• TO DO:
Omit all pictures, then retype the data exactly as given.

• DATA PROVIDED:
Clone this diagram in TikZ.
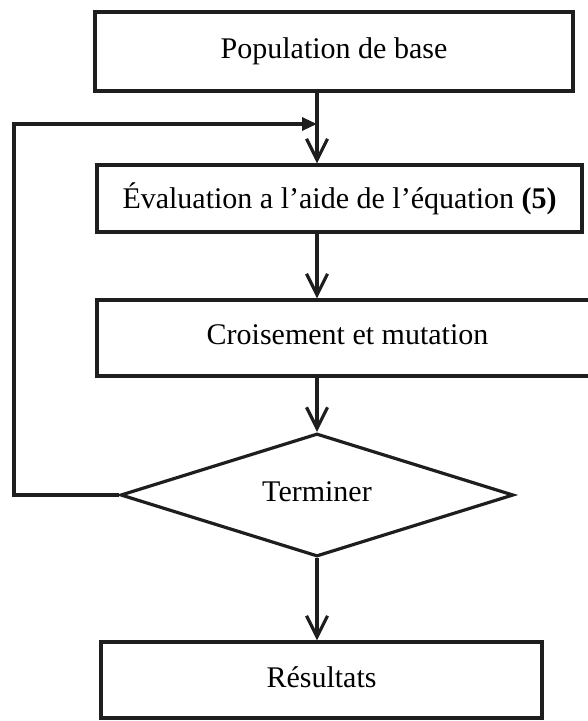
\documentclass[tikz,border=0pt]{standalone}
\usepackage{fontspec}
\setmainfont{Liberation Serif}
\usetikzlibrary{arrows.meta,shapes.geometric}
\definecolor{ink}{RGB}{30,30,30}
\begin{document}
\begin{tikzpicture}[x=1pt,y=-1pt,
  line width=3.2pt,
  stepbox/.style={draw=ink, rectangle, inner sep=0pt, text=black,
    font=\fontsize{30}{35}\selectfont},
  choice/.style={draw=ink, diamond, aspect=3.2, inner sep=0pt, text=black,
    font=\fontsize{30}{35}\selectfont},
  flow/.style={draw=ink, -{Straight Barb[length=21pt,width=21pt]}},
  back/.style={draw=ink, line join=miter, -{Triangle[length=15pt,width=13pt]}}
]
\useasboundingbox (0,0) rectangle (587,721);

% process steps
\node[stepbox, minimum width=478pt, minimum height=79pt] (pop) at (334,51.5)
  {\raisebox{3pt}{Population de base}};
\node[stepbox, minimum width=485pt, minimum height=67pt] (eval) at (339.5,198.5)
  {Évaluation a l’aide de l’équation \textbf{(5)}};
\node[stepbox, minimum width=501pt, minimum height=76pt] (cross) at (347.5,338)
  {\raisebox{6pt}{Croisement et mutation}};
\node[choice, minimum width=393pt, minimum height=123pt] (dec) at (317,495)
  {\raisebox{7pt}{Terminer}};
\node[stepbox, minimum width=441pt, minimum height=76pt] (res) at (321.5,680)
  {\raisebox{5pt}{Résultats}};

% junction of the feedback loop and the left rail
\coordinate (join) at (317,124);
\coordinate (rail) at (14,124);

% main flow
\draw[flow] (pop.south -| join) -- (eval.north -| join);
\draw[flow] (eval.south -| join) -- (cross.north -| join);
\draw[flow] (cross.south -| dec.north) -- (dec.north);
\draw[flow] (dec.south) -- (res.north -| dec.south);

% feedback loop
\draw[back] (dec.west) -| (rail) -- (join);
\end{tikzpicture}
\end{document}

• OUTPUT OF THE TASK:
Clone this diagram in TikZ.
\documentclass[tikz,border=0pt]{standalone}
\usepackage{fontspec}
\setmainfont{Liberation Serif}
\usetikzlibrary{arrows.meta,shapes.geometric}
\definecolor{ink}{RGB}{30,30,30}
\begin{document}
\begin{tikzpicture}[x=1pt,y=-1pt,
  line width=3.2pt,
  stepbox/.style={draw=ink, rectangle, inner sep=0pt, text=black,
    font=\fontsize{30}{35}\selectfont},
  choice/.style={draw=ink, diamond, aspect=3.2, inner sep=0pt, text=black,
    font=\fontsize{30}{35}\selectfont},
  flow/.style={draw=ink, -{Straight Barb[length=21pt,width=21pt]}},
  back/.style={draw=ink, line join=miter, -{Triangle[length=15pt,width=13pt]}}
]
\useasboundingbox (0,0) rectangle (587,721);

% process steps
\node[stepbox, minimum width=478pt, minimum height=79pt] (pop) at (334,51.5)
  {\raisebox{3pt}{Population de base}};
\node[stepbox, minimum width=485pt, minimum height=67pt] (eval) at (339.5,198.5)
  {Évaluation a l’aide de l’équation \textbf{(5)}};
\node[stepbox, minimum width=501pt, minimum height=76pt] (cross) at (347.5,338)
  {\raisebox{6pt}{Croisement et mutation}};
\node[choice, minimum width=393pt, minimum height=123pt] (dec) at (317,495)
  {\raisebox{7pt}{Terminer}};
\node[stepbox, minimum width=441pt, minimum height=76pt] (res) at (321.5,680)
  {\raisebox{5pt}{Résultats}};

% junction of the feedback loop and the left rail
\coordinate (join) at (317,124);
\coordinate (rail) at (14,124);

% main flow
\draw[flow] (pop.south -| join) -- (eval.north -| join);
\draw[flow] (eval.south -| join) -- (cross.north -| join);
\draw[flow] (cross.south -| dec.north) -- (dec.north);
\draw[flow] (dec.south) -- (res.north -| dec.south);

% feedback loop
\draw[back] (dec.west) -| (rail) -- (join);
\end{tikzpicture}
\end{document}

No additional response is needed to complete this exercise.